Mais il existe aussi des contraintes matérielles fortes qui contribuent à ce rétrécissement de l’offre : un parti qui participe aux élections municipales doit, pour pouvoir obtenir un financement, compter sur les capacités d’emprunt de son candidat, à titre personnel. Celui-ci doit convaincre un banquier de lui prêter de l’argent, et ses chances de réussite sont favorisés par ce qui fait la réussite de toute demande de prêt, c’est à dire la possession significative de patrimoine (dont disposent seulement une minorité de Français) mais aussi l’anticipation positive du dépassement du seuil de remboursement d’une campagne : obtenir au minimum 5% des suffrages. On confie donc aux banquiers le soin d’évaluer les chances de réussite d’un candidat ! Dans le cas d’une grande ville, un candidat disposant de conseillers à temps plein, de communicants, d’espaces publicitaires, sera nettement plus visible qu’un candidat ne pouvant compter que sur des militants bénévoles non-professionnels et des moyens limités.
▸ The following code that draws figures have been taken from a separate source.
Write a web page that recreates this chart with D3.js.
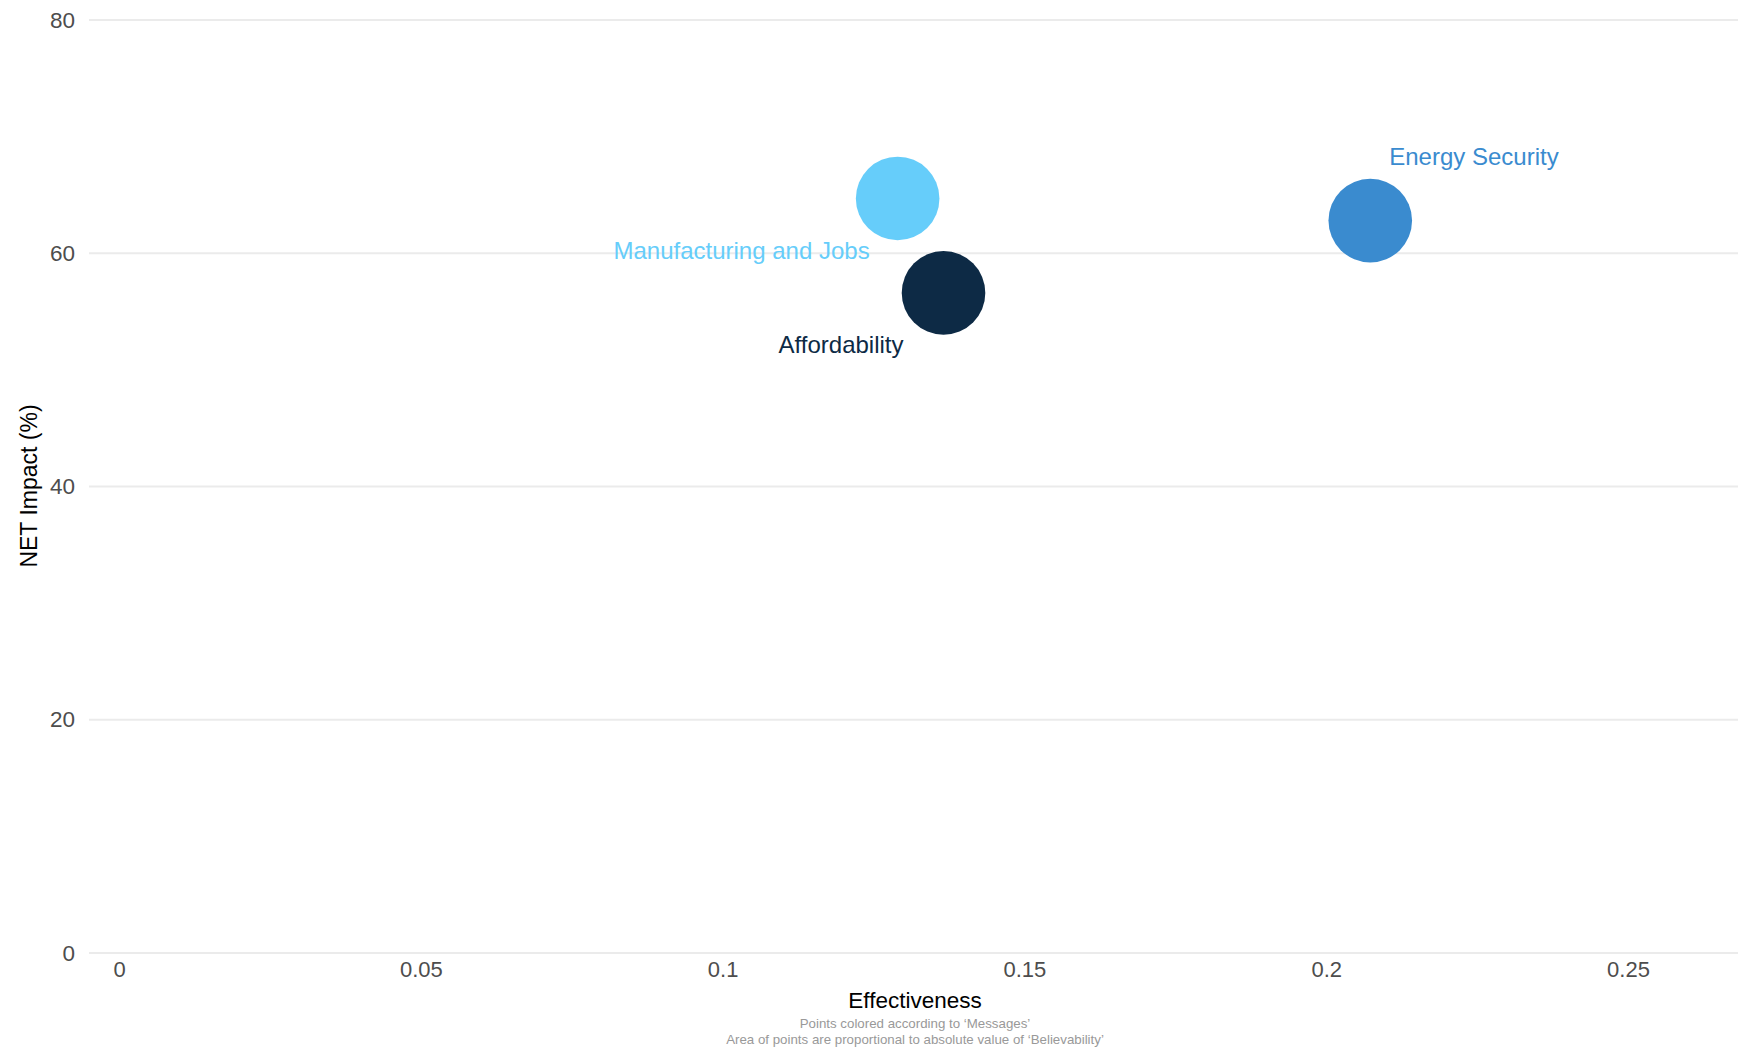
<!DOCTYPE html>
<html>
<head>
<meta charset="utf-8">
<script src="https://cdn.jsdelivr.net/npm/d3@7"></script>
<style>
  html, body { margin: 0; padding: 0; background: #fff; }
  svg { display: block; font-family: "Liberation Sans", Arial, sans-serif; }
</style>
</head>
<body>
<svg id="chart" width="1738" height="1053"></svg>
<script>
// ---- data ----
const messages = ["Manufacturing and Jobs", "Affordability", "Energy Security"];
const effectiveness = [0.129, 0.1366, 0.2073];
const netImpact = [64.7, 56.6, 62.8];
const believability = [0.50, 0.50, 0.50];
const colors = ["#66CDFA", "#0D2A45", "#3A8BCF"];
const xTicks = [0, 0.05, 0.1, 0.15, 0.2, 0.25];
const yTicks = [0, 20, 40, 60, 80];
const xTitle = "Effectiveness";
const yTitle = "NET Impact (%)";
const notes = ["Points colored according to \u2018Messages\u2019",
               "Area of points are proportional to absolute value of \u2018Believability\u2019"];

// ---- layout ----
const svg = d3.select("#chart");
const plotLeft = 89, plotRight = 1738;

const x = d3.scaleLinear().domain([0, 0.25]).range([119, 1628]);
const y = d3.scaleLinear().domain([0, 80]).range([953, 20]);
const r = d3.scaleSqrt().domain([0, 0.5]).range([0, 41.8]);

// gridlines
svg.append("g").selectAll("line").data(yTicks).join("line")
  .attr("x1", plotLeft).attr("x2", plotRight)
  .attr("y1", d => y(d)).attr("y2", d => y(d))
  .attr("stroke", "#ebebeb").attr("stroke-width", 2);

// y axis labels
const yAxis = d3.axisLeft(y).tickValues(yTicks).tickSize(0).tickPadding(0).tickFormat(d3.format("d"));
const gy = svg.append("g").attr("transform", `translate(75,0)`).call(yAxis);
gy.select(".domain").remove();
gy.selectAll("text").attr("font-size", 22.5).attr("fill", "#4d4d4d")
  .attr("font-family", "Liberation Sans, Arial, sans-serif");

// x axis labels
const xAxis = d3.axisBottom(x).tickValues(xTicks).tickSize(0).tickPadding(0).tickFormat(d => String(d));
const gx = svg.append("g").attr("transform", `translate(0,961)`).call(xAxis);
gx.select(".domain").remove();
gx.selectAll("text").attr("font-size", 22).attr("fill", "#4d4d4d")
  .attr("font-family", "Liberation Sans, Arial, sans-serif");

// points
const idx = d3.range(messages.length);
svg.append("g").selectAll("circle").data(idx).join("circle")
  .attr("cx", i => x(effectiveness[i]))
  .attr("cy", i => y(netImpact[i]))
  .attr("r", i => r(Math.abs(believability[i])))
  .attr("fill", i => colors[i]);

// labels (repel-style offsets)
const labelOffsets = [
  {dx: -28, dy: 61, anchor: "end"},
  {dx: -40, dy: 60, anchor: "end"},
  {dx: 19, dy: -56, anchor: "start"}
];
svg.append("g").selectAll("text").data(idx).join("text")
  .attr("x", i => x(effectiveness[i]) + labelOffsets[i].dx)
  .attr("y", i => y(netImpact[i]) + labelOffsets[i].dy)
  .attr("text-anchor", i => labelOffsets[i].anchor)
  .attr("font-size", 24)
  .attr("fill", i => colors[i])
  .text(i => messages[i]);

// axis titles
svg.append("text").attr("x", 915).attr("y", 1008).attr("text-anchor", "middle")
  .attr("font-size", 22.5).attr("fill", "#000").text(xTitle);
svg.append("text").attr("transform", "translate(37,486) rotate(-90)").attr("text-anchor", "middle")
  .attr("font-size", 23).attr("fill", "#000").text(yTitle);

// notes
svg.append("g").selectAll("text").data(notes).join("text")
  .attr("x", 915).attr("y", (d, i) => 1028 + i * 15.5)
  .attr("text-anchor", "middle").attr("font-size", 13.3).attr("fill", "#999")
  .text(d => d);
</script>
</body>
</html>
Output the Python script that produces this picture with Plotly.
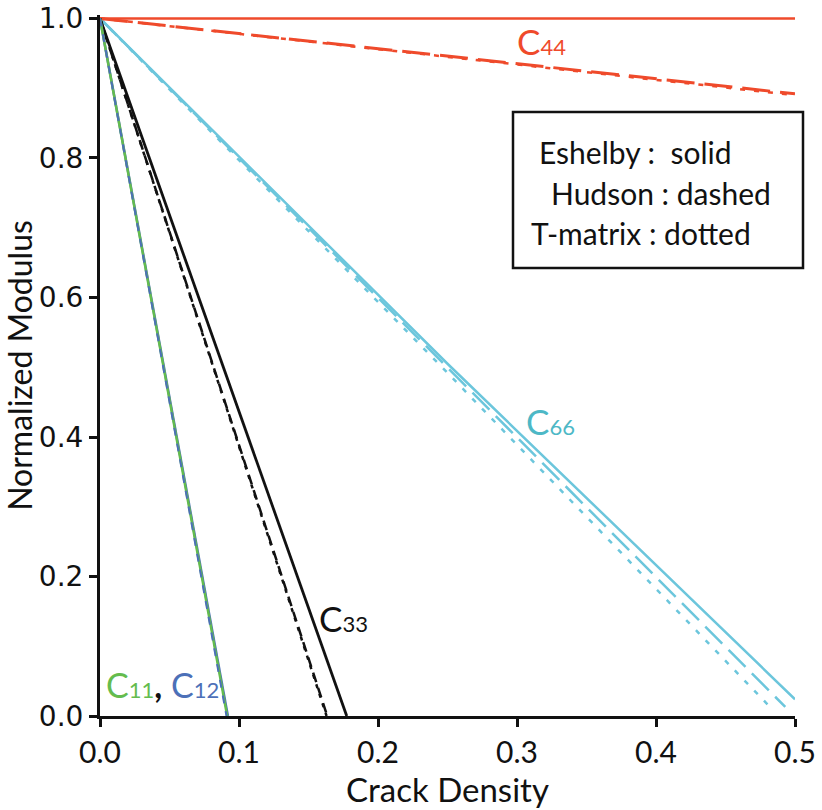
import plotly.graph_objects as go

# ---- data ----
x_ticks = [0.0, 0.1, 0.2, 0.3, 0.4, 0.5]
y_ticks = [0.0, 0.2, 0.4, 0.6, 0.8, 1.0]

# C44 (red)
c44_esh_x = [0.0, 0.5]
c44_esh_y = [1.0, 1.0]
c44_hud_x = [0.0, 0.5]
c44_hud_y = [1.0, 0.892]
c44_tm_x = [0.0, 0.5]
c44_tm_y = [1.0, 0.890]

# C66 (cyan)
c66_esh_x = [0.0, 0.25, 0.5]
c66_esh_y = [1.0, 0.505, 0.024]
c66_hud_x = [0.0, 0.25, 0.493]
c66_hud_y = [1.0, 0.500, 0.013]
c66_tm_x = [0.0, 0.25, 0.482]
c66_tm_y = [1.0, 0.492, 0.013]

# C33 (black)
c33_esh_x = [0.0, 0.1775]
c33_esh_y = [1.0, 0.0]
c33_hud_x = [0.0, 0.1635]
c33_hud_y = [1.0, 0.0]
c33_tm_x = [0.0, 0.1630]
c33_tm_y = [1.0, 0.0]

# C11 (green) / C12 (blue)
c11_esh_x = [0.0, 0.0915]
c11_esh_y = [1.0, 0.0]
c12_esh_x = [0.0, 0.0920]
c12_esh_y = [1.0, 0.0]
c12_hud_x = [0.0, 0.0910]
c12_hud_y = [1.0, 0.0]

RED = "#EF4A2B"
CYAN = "#6CC6DC"
GREEN = "#64BC4E"
BLUE = "#4C70B8"
BLACK = "#111111"

fig = go.Figure()

def add(x, y, color, width, dash):
    fig.add_trace(go.Scatter(x=x, y=y, mode="lines",
                             line=dict(color=color, width=width, dash=dash),
                             showlegend=False, hoverinfo="skip"))

# C66
add(c66_tm_x, c66_tm_y, CYAN, 2.5, "5px,9px")
add(c66_hud_x, c66_hud_y, CYAN, 2.5, "24px,9px")
add(c66_esh_x, c66_esh_y, CYAN, 2.5, "solid")
# C44
add(c44_tm_x, c44_tm_y, RED, 2.5, "5px,9px")
add(c44_hud_x, c44_hud_y, RED, 3, "28px,10px")
add(c44_esh_x, c44_esh_y, RED, 2.5, "solid")
# C33
add(c33_tm_x, c33_tm_y, BLACK, 2.5, "4px,6px")
add(c33_hud_x, c33_hud_y, BLACK, 2.5, "10px,6px")
add(c33_esh_x, c33_esh_y, BLACK, 2.8, "solid")
# C11 / C12
add(c12_esh_x, c12_esh_y, BLUE, 2.5, "solid")
add(c11_esh_x, c11_esh_y, GREEN, 2.5, "solid")
add(c12_hud_x, c12_hud_y, BLUE, 2, "8px,8px")

L, R, T, B = 100, 27, 15, 94
W, H = 822, 810
pw, ph = W - L - R, H - T - B

def px(xp):
    return (xp - L) / pw

def py(yp):
    return (H - B - yp) / ph

LABEL_FONT = "Lato, 'Open Sans', sans-serif"

def sub_label(main, sub, color, xp, yp):
    fig.add_annotation(
        x=px(xp), y=py(yp), xref="paper", yref="paper",
        xanchor="left", yanchor="middle", showarrow=False,
        text=f"{main}<span style='font-size:22px'>{sub}</span>",
        font=dict(family=LABEL_FONT, size=35, color=color))

sub_label("C", "44", RED, 515, 41)
sub_label("C", "66", "#4DB8C6", 524, 421)
sub_label("C", "33", BLACK, 317, 618)
fig.add_annotation(
    x=px(104), y=py(684), xref="paper", yref="paper",
    xanchor="left", yanchor="middle", showarrow=False,
    text=(f"<span style='color:{GREEN}'>C<span style='font-size:22px'>11</span></span>"
          f"<span style='color:{BLACK}'><b>,</b> </span>"
          f"<span style='color:{BLUE}'>C<span style='font-size:22px'>12</span></span>"),
    font=dict(family=LABEL_FONT, size=34, color=BLACK))

# method key box
fig.add_shape(type="rect", xref="paper", yref="paper",
              x0=px(513), x1=px(803), y0=py(268), y1=py(112),
              line=dict(color=BLACK, width=2.5), fillcolor="white", layer="above")
for txt, xs, ys in [("Eshelby :  solid", 537, 152),
                    ("Hudson : dashed", 549, 193),
                    ("T-matrix : dotted", 529, 233)]:
    fig.add_annotation(x=px(xs), y=py(ys), xref="paper", yref="paper",
                       xanchor="left", yanchor="middle", showarrow=False,
                       text=txt, font=dict(family=LABEL_FONT, size=30, color=BLACK))

fig.update_layout(
    width=W, height=H,
    margin=dict(l=L, r=R, t=T, b=B, autoexpand=False),
    paper_bgcolor="white", plot_bgcolor="white",
    xaxis=dict(range=[0, 0.5], tickvals=x_ticks, ticktext=[f"{v:.1f}" for v in x_ticks],
               showgrid=False, zeroline=False, showline=True, linecolor=BLACK, linewidth=3,
               ticks="outside", ticklen=8, tickwidth=3, tickcolor=BLACK,
               tickfont=dict(family=LABEL_FONT, size=30, color=BLACK),
               title=dict(text="Crack Density", standoff=8,
                          font=dict(family=LABEL_FONT, size=33, color=BLACK))),
    yaxis=dict(range=[0, 1.005], tickvals=y_ticks, ticktext=[f"{v:.1f}" for v in y_ticks],
               showgrid=False, zeroline=False, showline=True, linecolor=BLACK, linewidth=3,
               ticks="outside", ticklen=8, tickwidth=3, tickcolor=BLACK,
               tickfont=dict(family="'DejaVu Sans', sans-serif", size=28, color=BLACK),
               title=dict(text="Normalized Modulus", standoff=6,
                          font=dict(family=LABEL_FONT, size=32, color=BLACK))),
)

fig.write_html("out.html", config={"displayModeBar": False},
               post_script="document.body.style.margin='0';document.body.style.overflow='hidden';")
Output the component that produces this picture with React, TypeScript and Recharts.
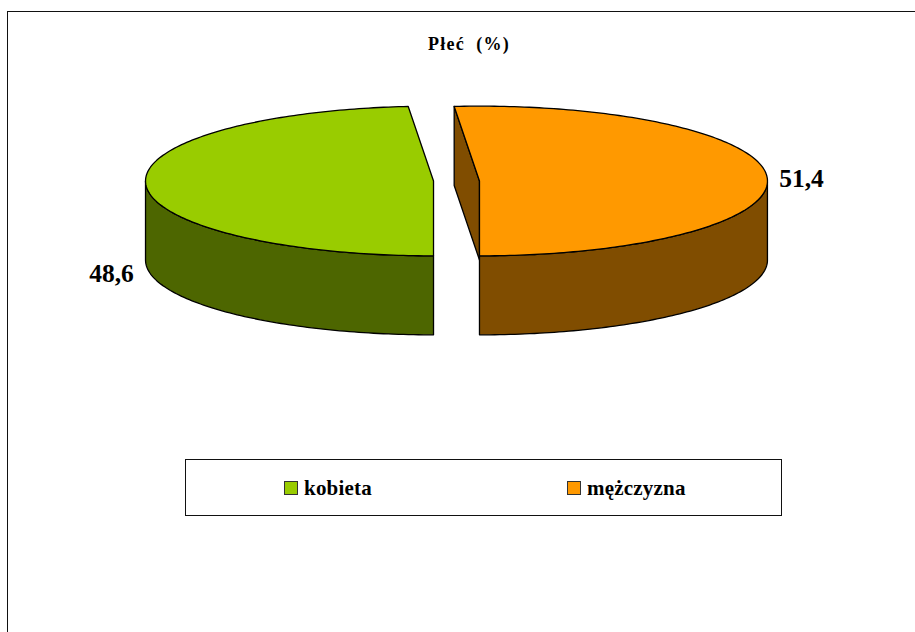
import { Legend, Pie, PieChart } from "recharts";

const categories = ["kobieta", "mężczyzna"];
const shares = [48.6, 51.4];
const shareLabels = ["48,6", "51,4"];
const sliceColors = ["#99CC00", "#FF9900"];
const wallColors = ["#4D6600", "#804D00"];

const tableData = categories.map((name, i) => ({
  name,
  value: shares[i],
  fill: sliceColors[i],
  wall: wallColors[i],
}));

const FONT = "'Liberation Serif', 'Times New Roman', serif";
const TILT = 75 / 288.5;
const DEPTH = 79;
const EXPLODE = 23;
const LABEL_REACH = 345;
const LABEL_DROP = [92, -3];
const LEGEND_SWATCH_X = [98, 381];

const rad = (a: number) => (a * Math.PI) / 180;
const toPath = (pts: number[][]) =>
  pts.map((p, i) => `${i ? "L" : "M"}${p[0].toFixed(2)},${p[1].toFixed(2)}`).join(" ") + " Z";

// pie sector drawn as a tilted slab, angles and radius come from the Pie layout
const SlabSector = (props: any) => {
  const { cx, cy, outerRadius, startAngle, endAngle, midAngle, fill, payload } = props;
  const mx = cx + EXPLODE * Math.cos(rad(midAngle));
  const my = cy;
  const at = (a: number) => [
    mx + outerRadius * Math.cos(rad(a)),
    my - outerRadius * TILT * Math.sin(rad(a)),
  ];
  const sweep: number[] = [];
  const step = startAngle > endAngle ? -1 : 1;
  const steps = Math.round(Math.abs(endAngle - startAngle));
  for (let k = 0; k < steps; k++) sweep.push(startAngle + step * k);
  sweep.push(endAngle);

  const front = sweep.filter((a) => Math.sin(rad(a)) <= 1e-6).map(at);
  const wall = [...front, ...[...front].reverse().map((p) => [p[0], p[1] + DEPTH])];
  const top = [[mx, my], ...sweep.map(at)];

  const edgeFace = (a: number) => {
    const p = at(a);
    return [[mx, my], p, [p[0], p[1] + DEPTH], [mx, my + DEPTH]];
  };
  const faces: number[][][] = [];
  if (Math.cos(rad(startAngle)) < -1e-6) faces.push(edgeFace(startAngle));
  if (Math.cos(rad(endAngle)) > 1e-6) faces.push(edgeFace(endAngle));

  const line = { stroke: "#000", strokeWidth: 1.3, strokeLinejoin: "round" as const };
  return (
    <g>
      {faces.map((f, i) => (
        <path key={i} d={toPath(f)} fill={payload.wall} {...line} />
      ))}
      <path d={toPath(wall)} fill={payload.wall} {...line} />
      <path d={toPath(top)} fill={fill} {...line} />
    </g>
  );
};

const renderShareLabel = (props: any) => {
  const { cx, cy, midAngle, index } = props;
  return (
    <text
      x={cx + LABEL_REACH * Math.sign(Math.cos(rad(midAngle)))}
      y={cy + LABEL_DROP[index]}
      textAnchor="middle"
      dominantBaseline="central"
      fontFamily={FONT}
      fontWeight="bold"
      fontSize={25.5}
      fill="#000"
    >
      {shareLabels[index]}
    </text>
  );
};

const renderLegend = ({ payload }: any) => (
  <div style={{ position: "relative", width: 595, height: 55, border: "1px solid #111", boxSizing: "content-box" }}>
    {(payload || []).map((entry: any, i: number) => (
      <div key={entry.value}>
        <span
          style={{
            position: "absolute",
            left: LEGEND_SWATCH_X[i],
            top: 21,
            width: 12,
            height: 12,
            background: entry.color,
            border: "1px solid #333",
          }}
        />
        <span
          style={{
            position: "absolute",
            left: LEGEND_SWATCH_X[i] + 20,
            top: 16,
            fontFamily: FONT,
            fontWeight: "bold",
            fontSize: 21,
            letterSpacing: 0.2,
            lineHeight: "24px",
            color: "#000",
            whiteSpace: "nowrap",
          }}
        >
          {entry.value}
        </span>
      </div>
    ))}
  </div>
);

export default function App() {
  return (
    <div style={{ position: "absolute", left: 0, top: 0, width: 915, height: 632, overflow: "hidden", background: "#fff" }}>
      <div
        style={{
          position: "absolute",
          left: 7,
          top: 11,
          width: 930,
          height: 650,
          borderLeft: "1px solid #111",
          borderTop: "1px solid #111",
        }}
      />
      <div style={{ position: "absolute", left: 0, top: 0 }}>
        <PieChart width={915} height={632} margin={{ top: 0, right: 0, bottom: 0, left: 0 }}>
          <text
            x={469}
            y={50}
            textAnchor="middle"
            fontFamily={FONT}
            fontWeight="bold"
            fontSize={18}
            letterSpacing={1.2}
            fill="#000"
            style={{ whiteSpace: "pre" }}
          >
            {"Płeć  (%)"}
          </text>
          <Pie
            data={tableData}
            dataKey="value"
            nameKey="name"
            cx={456.5}
            cy={181}
            innerRadius={0}
            outerRadius={288}
            startAngle={-90}
            endAngle={-450}
            paddingAngle={0}
            stroke="none"
            shape={SlabSector}
            label={renderShareLabel}
            labelLine={false}
            isAnimationActive={false}
          />
          <Legend
            content={renderLegend}
            wrapperStyle={{ position: "absolute", left: 185, top: 459, width: 597, height: 57, bottom: "auto", right: "auto" }}
          />
        </PieChart>
      </div>
    </div>
  );
}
Il y a donc une nette différence entre une offre politique existante théoriquement, à laquelle font référence les défenseurs du vote obligatoire pour justifier leur projet, et l’offre politique réelle, qui dépend d’une visibilité médiatique et de moyens matériels. Il est extrêmement difficile, voire impossible en l’état actuel, pour une force politique nouvelle ou originale, d’apparaître et d’exister en France.
Le vote obligatoire n’est qu’une manière de forcer les Français à choisir parmi une offre réduite, comprise entre deux partis hégémoniques et leurs satellites, défendant le même programme économique et se divisant occasionnellement sur des sujets de société. Le but de ce projet est de légitimer à tout prix cet état de fait, en accordant tout de même le vote blanc à ceux qui ne se plieraient pas à cette injonction morale d’adhérer à l’offre existante. Un vote blanc dont Monsieur Bartolone précise qu’il ne s’appliquerait pas durant le deuxième tour des présidentielles. D’où vient cette bizarrerie législative ? Monsieur Bartolone est-il à ce point peu assuré de la légitimité de son sérail qu’il redoute un scénario catastrophe où le vote blanc serait le candidat victorieux de la présidentielle de 2017 ?
Ce serait là une belle leçon de démocratie à l’égard de ceux qui refusent de la comprendre.